Her ülke demişken, Birleşmiş Milletler (BM) Uluslararası Uyuşturucu Kontrol Kurulu (INCB) 2022 raporunda, Türkiye’deki uyuşturucu ticareti ve kullanımının artışına dair bilgiler var. Kokainin, Güney Amerika-Türkiye arasındaki ticaretine yer verilen raporda, kokainin Avrupa ve Ortadoğu pazarlarına gönderildiği ancak Türkiye’de de bu maddenin kullanımının arttığı ifade ediliyor. Kurul, Türkiye’deki organize suç örgütlerinin, düşen afyon fiyatlarının ardından kokain ticaretine yöneldiği tespitini yapıyor.

Bağımlılar ve satıcılarla ilgili resmi rakamlar da bu savı doğruluyor.

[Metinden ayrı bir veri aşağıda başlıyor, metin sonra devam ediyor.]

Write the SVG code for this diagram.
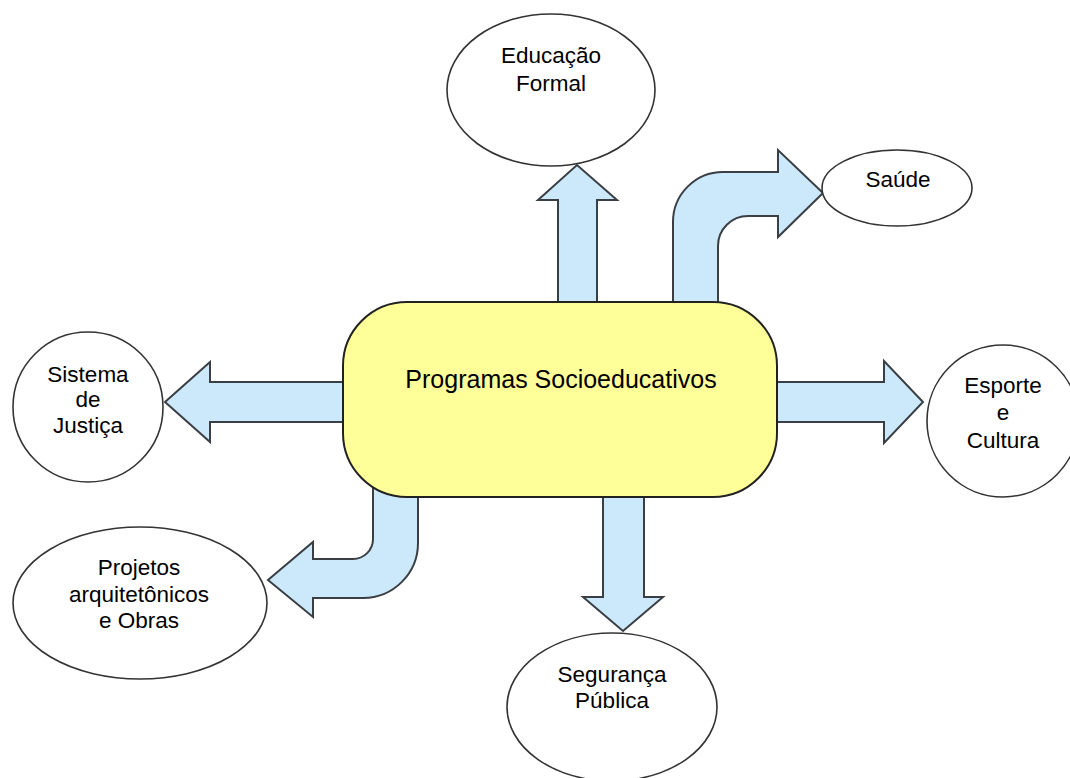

İçişleri Bakanı Süleyman Soylu, Bağımlılıkla Mücadele Çalıştayı’nda yaptığı açıklamada, genel nüfusa göre uyuşturucu kullanım oranının dünyada yüzde 5,6, Avrupa’da yüzde 29, Türkiye’de yüzde 3,1 olduğunu açıklamıştı.

Sadece tespit edilebilen yüzde 3,1 bile gayet yüksek ve bu oran her yıl artıyor.

Bakan Soylu, başka bir programdaki açıklamasında da 2017-2018 yıllarında hapishanelerde uyuşturucu kullanıcısı ve satıcı suçlarıyla bulunan kişi sayısının 36-37 bin olduğunu, şu an ise bu sayının 121 bine yükseldiğini söylemişti.

İstanbul’da son üç ayda yapılan operasyonlarda sadece uyuşturucu suçlarından 1404 kişinin tutuklandığı da resmi bilgi.

Yani ticaret de bağımlı sayısı da giderek artıyor ve önlem alınmazsa işin sonunun nereye varabileceğinin örneği, Meksika’nın hayaletleri.